I'm finally making a gallery post to show you my favorite projects.

Most of these are recent, and I will be updating this post as more knives get finished and photographed. Production has been slow these days.
I will try to include specs (and choil shots) when possible, but unfortunately I haven't taken final measurements of every knife.

First up and most recent:
270mm wrought iron, nickel and 1.2519 core go mai sujihiki.
Macassar Ebony and buffalo horn handle.
40mm heel, 4mm-1.8mm spine taper. Core steel at 64hrc.
Engraved stainless counterweight. 238g.









210mm western style stainless chef.
AEB-L at 63hrc. Bocote and buffalo horn handle.


----------



## Vasco Veríssimo (Mar 26, 2022)

These two were commissioned by a fellow KKF user.

270mm carbon monosteel yanagi.
1.2519, 4mm thick, 62hrc.
Handle in Mutene wood and buffalo horn.







180mm wrought iron san mai nakiri.
1.2519 core and 19th century wrought iron cladding.
Indian Rosewood and buffalo horn handle.


----------



## Vasco Veríssimo (Mar 26, 2022)

200mm damascus western chef.
80crv2 and 15n20 topographic damascus, 60hrc, 150g.
Hybrid handle in buffalo horn and African Blackwood. 

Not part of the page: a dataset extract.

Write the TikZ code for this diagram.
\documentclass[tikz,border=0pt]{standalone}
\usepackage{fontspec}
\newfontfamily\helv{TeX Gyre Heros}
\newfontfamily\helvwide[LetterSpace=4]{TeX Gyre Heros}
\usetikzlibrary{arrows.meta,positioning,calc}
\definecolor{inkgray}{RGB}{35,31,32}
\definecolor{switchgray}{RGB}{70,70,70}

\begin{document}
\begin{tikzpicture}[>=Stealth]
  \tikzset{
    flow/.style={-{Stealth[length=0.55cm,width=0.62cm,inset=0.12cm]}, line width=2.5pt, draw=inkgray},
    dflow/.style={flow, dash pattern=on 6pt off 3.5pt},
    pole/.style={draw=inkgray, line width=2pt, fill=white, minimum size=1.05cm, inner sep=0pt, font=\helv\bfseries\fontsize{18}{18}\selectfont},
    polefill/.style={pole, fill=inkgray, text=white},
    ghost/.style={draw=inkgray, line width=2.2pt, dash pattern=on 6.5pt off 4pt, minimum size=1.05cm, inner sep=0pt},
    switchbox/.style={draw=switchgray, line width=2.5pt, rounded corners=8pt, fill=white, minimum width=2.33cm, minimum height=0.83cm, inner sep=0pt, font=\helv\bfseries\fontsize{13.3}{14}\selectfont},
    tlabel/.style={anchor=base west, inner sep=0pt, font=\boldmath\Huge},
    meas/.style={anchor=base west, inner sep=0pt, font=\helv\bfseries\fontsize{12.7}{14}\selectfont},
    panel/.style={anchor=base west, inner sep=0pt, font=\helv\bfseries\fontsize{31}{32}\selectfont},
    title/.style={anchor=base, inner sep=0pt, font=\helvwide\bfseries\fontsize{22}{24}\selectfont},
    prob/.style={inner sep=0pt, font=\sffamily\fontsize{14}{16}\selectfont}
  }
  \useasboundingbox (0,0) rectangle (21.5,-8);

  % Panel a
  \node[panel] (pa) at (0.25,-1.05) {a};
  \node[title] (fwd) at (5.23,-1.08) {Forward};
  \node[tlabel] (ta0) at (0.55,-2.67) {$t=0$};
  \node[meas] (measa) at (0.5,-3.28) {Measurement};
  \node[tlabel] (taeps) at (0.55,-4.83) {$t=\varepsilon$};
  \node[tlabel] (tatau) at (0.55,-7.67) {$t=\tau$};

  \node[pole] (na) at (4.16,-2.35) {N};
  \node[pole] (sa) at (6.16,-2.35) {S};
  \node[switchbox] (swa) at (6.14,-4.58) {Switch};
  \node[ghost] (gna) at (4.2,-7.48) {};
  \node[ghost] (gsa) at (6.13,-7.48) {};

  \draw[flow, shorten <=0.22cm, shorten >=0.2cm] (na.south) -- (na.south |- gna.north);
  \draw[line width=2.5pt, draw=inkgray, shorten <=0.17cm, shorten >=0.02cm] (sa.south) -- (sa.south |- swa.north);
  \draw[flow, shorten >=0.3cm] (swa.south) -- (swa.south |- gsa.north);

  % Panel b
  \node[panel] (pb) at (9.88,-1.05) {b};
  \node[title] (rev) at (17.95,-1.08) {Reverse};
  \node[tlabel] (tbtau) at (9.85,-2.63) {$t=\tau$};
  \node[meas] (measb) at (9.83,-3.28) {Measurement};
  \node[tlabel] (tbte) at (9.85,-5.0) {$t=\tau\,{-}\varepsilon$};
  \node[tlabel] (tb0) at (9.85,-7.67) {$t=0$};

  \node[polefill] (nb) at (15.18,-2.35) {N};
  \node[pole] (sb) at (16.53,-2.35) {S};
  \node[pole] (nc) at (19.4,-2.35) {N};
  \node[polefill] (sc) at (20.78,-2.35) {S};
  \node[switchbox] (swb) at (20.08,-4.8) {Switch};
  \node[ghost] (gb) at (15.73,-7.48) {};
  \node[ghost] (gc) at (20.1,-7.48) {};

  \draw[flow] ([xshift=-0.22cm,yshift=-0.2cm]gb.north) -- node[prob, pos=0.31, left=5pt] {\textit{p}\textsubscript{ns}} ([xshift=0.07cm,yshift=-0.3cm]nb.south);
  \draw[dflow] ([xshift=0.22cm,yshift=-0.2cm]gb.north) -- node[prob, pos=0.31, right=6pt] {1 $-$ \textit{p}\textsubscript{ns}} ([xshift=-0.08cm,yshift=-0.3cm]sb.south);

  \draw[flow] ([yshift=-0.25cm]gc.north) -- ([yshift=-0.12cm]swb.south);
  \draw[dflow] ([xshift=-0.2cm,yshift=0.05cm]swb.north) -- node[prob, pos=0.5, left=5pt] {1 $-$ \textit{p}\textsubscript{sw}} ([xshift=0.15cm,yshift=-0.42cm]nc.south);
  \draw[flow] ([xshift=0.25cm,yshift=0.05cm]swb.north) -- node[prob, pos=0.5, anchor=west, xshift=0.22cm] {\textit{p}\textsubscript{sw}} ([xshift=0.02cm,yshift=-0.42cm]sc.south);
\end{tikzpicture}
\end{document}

210mm stainless s-grind gyuto.
AEB-L at 63hrc. Pau Rosa and buffalo horn handle.
Commissioned work.


----------



## daddy yo yo (Mar 27, 2022)

Nice!


----------



## Vasco Veríssimo (Oct 10, 2022)

230mm wrought iron san mai gyuto
1.2519 steel, 63hrc
Buffalo horn and mutene wood handle








250mm migaki honyaki gyuto
Clay quenched 26c3, 65hrc, convex
Buffalo horn and mutene handle, oval


----------



## Ikonaka (Oct 10, 2022)

That honyaki


----------



## EnderzShadow (Oct 10, 2022)

The profile on the Western chef with that dark handle, it looks wicked, a bit evil

And the Honyakk, very nice.
They are all great, 
but those two /chef's kiss


----------



## Vasco Veríssimo (Oct 15, 2022)

Ikonaka said:


> That honyaki





EnderzShadow said:


> The profile on the Western chef with that dark handle, it looks wicked, a bit evil
> 
> And the Honyakk, very nice.
> They are all great,
> but those two /chef's kiss



Thank you guys, I really appreciate that!


----------